- [WRITTEN PROBLEM] Reproduce the data below in full and exclude every picture.

- [PROVIDED DATA]
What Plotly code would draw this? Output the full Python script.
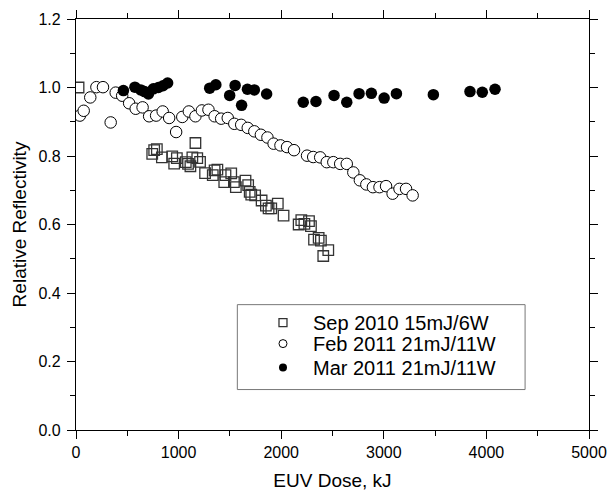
import plotly.graph_objects as go

sep_x = [25, 743, 762, 788, 837, 938, 957, 983, 1070, 1092, 1115, 1134, 1164, 1182, 1209,
         1258, 1333, 1351, 1378, 1445, 1457, 1513, 1539, 1558, 1652, 1678, 1693, 1708, 1746,
         1809, 1851, 1877, 1903, 1967, 2023, 2170, 2196, 2226, 2271, 2290, 2320, 2365, 2387,
         2410, 2459]
sep_y = [1.0, 0.806, 0.817, 0.820, 0.796, 0.799, 0.778, 0.794, 0.782, 0.777, 0.770, 0.796,
         0.838, 0.794, 0.783, 0.750, 0.744, 0.758, 0.760, 0.724, 0.744, 0.749, 0.724, 0.709,
         0.728, 0.715, 0.695, 0.687, 0.685, 0.670, 0.655, 0.647, 0.647, 0.661, 0.626, 0.600,
         0.613, 0.602, 0.610, 0.595, 0.556, 0.561, 0.553, 0.508, 0.525]

feb_x = [38, 75, 139, 199, 263, 338, 387, 450, 518, 582, 649, 713, 781, 845, 908, 976, 1036,
         1100, 1164, 1227, 1291, 1351, 1415, 1479, 1543, 1610, 1674, 1738, 1802, 1866, 1926,
         1993, 2057, 2125, 2252, 2312, 2380, 2444, 2508, 2575, 2639, 2703, 2767, 2830, 2894,
         2958, 3022, 3086, 3153, 3217, 3281]
feb_y = [0.918, 0.932, 0.971, 1.001, 1.001, 0.898, 0.985, 0.976, 0.954, 0.938, 0.942, 0.916,
         0.918, 0.930, 0.911, 0.870, 0.914, 0.930, 0.916, 0.933, 0.935, 0.916, 0.909, 0.911,
         0.894, 0.891, 0.882, 0.872, 0.862, 0.854, 0.836, 0.831, 0.826, 0.817, 0.801, 0.797,
         0.796, 0.782, 0.782, 0.777, 0.777, 0.752, 0.729, 0.717, 0.709, 0.709, 0.712, 0.690,
         0.704, 0.704, 0.685]

mar_x = [462, 574, 631, 668, 706, 754, 803, 848, 893, 1303, 1363, 1498, 1551, 1614, 1671,
         1738, 1858, 2215, 2339, 2515, 2639, 2759, 2879, 3003, 3123, 3483, 3840, 3960, 4084]
mar_y = [0.991, 1.001, 0.993, 0.988, 0.981, 0.996, 1.000, 1.005, 1.013, 0.998, 1.008, 0.977,
         1.006, 0.948, 0.995, 0.993, 0.981, 0.957, 0.959, 0.977, 0.957, 0.982, 0.983, 0.969,
         0.982, 0.979, 0.988, 0.986, 0.995]

names = ["Sep 2010 15mJ/6W", "Feb 2011 21mJ/11W", "Mar 2011 21mJ/11W"]

FONT = "Liberation Sans, Arial, sans-serif"

sq_style = dict(symbol="square-open", color="#333333", line=dict(width=1.3, color="#333333"))
oc_style = dict(symbol="circle", color="white", line=dict(width=1, color="black"))
fc_style = dict(symbol="circle", color="black", line=dict(width=0, color="black"))

fig = go.Figure()
fig.add_trace(go.Scatter(x=sep_x, y=sep_y, mode="markers", name=names[0], showlegend=False,
                         marker=dict(size=10.5, **sq_style)))
fig.add_trace(go.Scatter(x=feb_x, y=feb_y, mode="markers", name=names[1], showlegend=False,
                         marker=dict(size=11.5, **oc_style)))
fig.add_trace(go.Scatter(x=mar_x, y=mar_y, mode="markers", name=names[2], showlegend=False,
                         marker=dict(size=11.5, **fc_style)))

# legend entries (smaller symbols, as in the original legend), one legend per row
legend_ids = ["legend", "legend2", "legend3"]
legend_rows_y = [0.2612, 0.2102, 0.1519]
for nm, st, lid in zip(names, [sq_style, oc_style, fc_style], legend_ids):
    fig.add_trace(go.Scatter(x=[None], y=[None], mode="markers", name=nm, legend=lid,
                             marker=dict(size=8, **st)))

axis_common = dict(showline=True, linecolor="black", linewidth=1.3, mirror="allticks",
                   ticks="outside", ticklen=8, tickwidth=1.3, tickcolor="black", showgrid=False,
                   zeroline=False, automargin=False,
                   tickfont=dict(family=FONT, size=16, color="black"))

fig.update_xaxes(range=[0, 5000], tick0=0, dtick=1000, tickformat="d",
                 minor=dict(ticks="outside", ticklen=5, dtick=500, tickcolor="black", tickwidth=1.3),
                 title=dict(text="EUV Dose, kJ", font=dict(family=FONT, size=19, color="black"),
                            standoff=13),
                 **axis_common)
fig.update_yaxes(range=[0, 1.2], tick0=0, dtick=0.2, tickformat=".1f",
                 minor=dict(ticks="outside", ticklen=5, dtick=0.1, tickcolor="black", tickwidth=1.3),
                 title=dict(text="Relative Reflectivity", font=dict(family=FONT, size=19, color="black"),
                            standoff=6),
                 ticklabelstandoff=3,
                 **axis_common)

fig.add_shape(type="rect", xref="paper", yref="paper", x0=0.3145, x1=0.8754, y0=0.0984, y1=0.305,
              line=dict(color="#777777", width=1), fillcolor="rgba(0,0,0,0)")

legend_common = dict(xanchor="left", yanchor="middle", bgcolor="rgba(0,0,0,0)", borderwidth=0,
                     font=dict(family=FONT, size=20, color="black"),
                     itemwidth=50, tracegroupgap=0, itemsizing="trace")

fig.update_layout(
    width=607, height=493,
    margin=dict(l=75.5, r=18, t=19, b=62.5),
    paper_bgcolor="white", plot_bgcolor="white",
    font=dict(family=FONT, color="black"),
    legend=dict(x=0.345, y=legend_rows_y[0], **legend_common),
    legend2=dict(x=0.345, y=legend_rows_y[1], **legend_common),
    legend3=dict(x=0.345, y=legend_rows_y[2], **legend_common),
    showlegend=True,
)

fig.write_html("out.html", config={"displayModeBar": False},
               post_script="document.body.style.margin='0';document.body.style.overflow='hidden';")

- [SOLUTION FOR THIS TASK]
What Plotly code would draw this? Output the full Python script.
import plotly.graph_objects as go

sep_x = [25, 743, 762, 788, 837, 938, 957, 983, 1070, 1092, 1115, 1134, 1164, 1182, 1209,
         1258, 1333, 1351, 1378, 1445, 1457, 1513, 1539, 1558, 1652, 1678, 1693, 1708, 1746,
         1809, 1851, 1877, 1903, 1967, 2023, 2170, 2196, 2226, 2271, 2290, 2320, 2365, 2387,
         2410, 2459]
sep_y = [1.0, 0.806, 0.817, 0.820, 0.796, 0.799, 0.778, 0.794, 0.782, 0.777, 0.770, 0.796,
         0.838, 0.794, 0.783, 0.750, 0.744, 0.758, 0.760, 0.724, 0.744, 0.749, 0.724, 0.709,
         0.728, 0.715, 0.695, 0.687, 0.685, 0.670, 0.655, 0.647, 0.647, 0.661, 0.626, 0.600,
         0.613, 0.602, 0.610, 0.595, 0.556, 0.561, 0.553, 0.508, 0.525]

feb_x = [38, 75, 139, 199, 263, 338, 387, 450, 518, 582, 649, 713, 781, 845, 908, 976, 1036,
         1100, 1164, 1227, 1291, 1351, 1415, 1479, 1543, 1610, 1674, 1738, 1802, 1866, 1926,
         1993, 2057, 2125, 2252, 2312, 2380, 2444, 2508, 2575, 2639, 2703, 2767, 2830, 2894,
         2958, 3022, 3086, 3153, 3217, 3281]
feb_y = [0.918, 0.932, 0.971, 1.001, 1.001, 0.898, 0.985, 0.976, 0.954, 0.938, 0.942, 0.916,
         0.918, 0.930, 0.911, 0.870, 0.914, 0.930, 0.916, 0.933, 0.935, 0.916, 0.909, 0.911,
         0.894, 0.891, 0.882, 0.872, 0.862, 0.854, 0.836, 0.831, 0.826, 0.817, 0.801, 0.797,
         0.796, 0.782, 0.782, 0.777, 0.777, 0.752, 0.729, 0.717, 0.709, 0.709, 0.712, 0.690,
         0.704, 0.704, 0.685]

mar_x = [462, 574, 631, 668, 706, 754, 803, 848, 893, 1303, 1363, 1498, 1551, 1614, 1671,
         1738, 1858, 2215, 2339, 2515, 2639, 2759, 2879, 3003, 3123, 3483, 3840, 3960, 4084]
mar_y = [0.991, 1.001, 0.993, 0.988, 0.981, 0.996, 1.000, 1.005, 1.013, 0.998, 1.008, 0.977,
         1.006, 0.948, 0.995, 0.993, 0.981, 0.957, 0.959, 0.977, 0.957, 0.982, 0.983, 0.969,
         0.982, 0.979, 0.988, 0.986, 0.995]

names = ["Sep 2010 15mJ/6W", "Feb 2011 21mJ/11W", "Mar 2011 21mJ/11W"]

FONT = "Liberation Sans, Arial, sans-serif"

sq_style = dict(symbol="square-open", color="#333333", line=dict(width=1.3, color="#333333"))
oc_style = dict(symbol="circle", color="white", line=dict(width=1, color="black"))
fc_style = dict(symbol="circle", color="black", line=dict(width=0, color="black"))

fig = go.Figure()
fig.add_trace(go.Scatter(x=sep_x, y=sep_y, mode="markers", name=names[0], showlegend=False,
                         marker=dict(size=10.5, **sq_style)))
fig.add_trace(go.Scatter(x=feb_x, y=feb_y, mode="markers", name=names[1], showlegend=False,
                         marker=dict(size=11.5, **oc_style)))
fig.add_trace(go.Scatter(x=mar_x, y=mar_y, mode="markers", name=names[2], showlegend=False,
                         marker=dict(size=11.5, **fc_style)))

# legend entries (smaller symbols, as in the original legend), one legend per row
legend_ids = ["legend", "legend2", "legend3"]
legend_rows_y = [0.2612, 0.2102, 0.1519]
for nm, st, lid in zip(names, [sq_style, oc_style, fc_style], legend_ids):
    fig.add_trace(go.Scatter(x=[None], y=[None], mode="markers", name=nm, legend=lid,
                             marker=dict(size=8, **st)))

axis_common = dict(showline=True, linecolor="black", linewidth=1.3, mirror="allticks",
                   ticks="outside", ticklen=8, tickwidth=1.3, tickcolor="black", showgrid=False,
                   zeroline=False, automargin=False,
                   tickfont=dict(family=FONT, size=16, color="black"))

fig.update_xaxes(range=[0, 5000], tick0=0, dtick=1000, tickformat="d",
                 minor=dict(ticks="outside", ticklen=5, dtick=500, tickcolor="black", tickwidth=1.3),
                 title=dict(text="EUV Dose, kJ", font=dict(family=FONT, size=19, color="black"),
                            standoff=13),
                 **axis_common)
fig.update_yaxes(range=[0, 1.2], tick0=0, dtick=0.2, tickformat=".1f",
                 minor=dict(ticks="outside", ticklen=5, dtick=0.1, tickcolor="black", tickwidth=1.3),
                 title=dict(text="Relative Reflectivity", font=dict(family=FONT, size=19, color="black"),
                            standoff=6),
                 ticklabelstandoff=3,
                 **axis_common)

fig.add_shape(type="rect", xref="paper", yref="paper", x0=0.3145, x1=0.8754, y0=0.0984, y1=0.305,
              line=dict(color="#777777", width=1), fillcolor="rgba(0,0,0,0)")

legend_common = dict(xanchor="left", yanchor="middle", bgcolor="rgba(0,0,0,0)", borderwidth=0,
                     font=dict(family=FONT, size=20, color="black"),
                     itemwidth=50, tracegroupgap=0, itemsizing="trace")

fig.update_layout(
    width=607, height=493,
    margin=dict(l=75.5, r=18, t=19, b=62.5),
    paper_bgcolor="white", plot_bgcolor="white",
    font=dict(family=FONT, color="black"),
    legend=dict(x=0.345, y=legend_rows_y[0], **legend_common),
    legend2=dict(x=0.345, y=legend_rows_y[1], **legend_common),
    legend3=dict(x=0.345, y=legend_rows_y[2], **legend_common),
    showlegend=True,
)

fig.write_html("out.html", config={"displayModeBar": False},
               post_script="document.body.style.margin='0';document.body.style.overflow='hidden';")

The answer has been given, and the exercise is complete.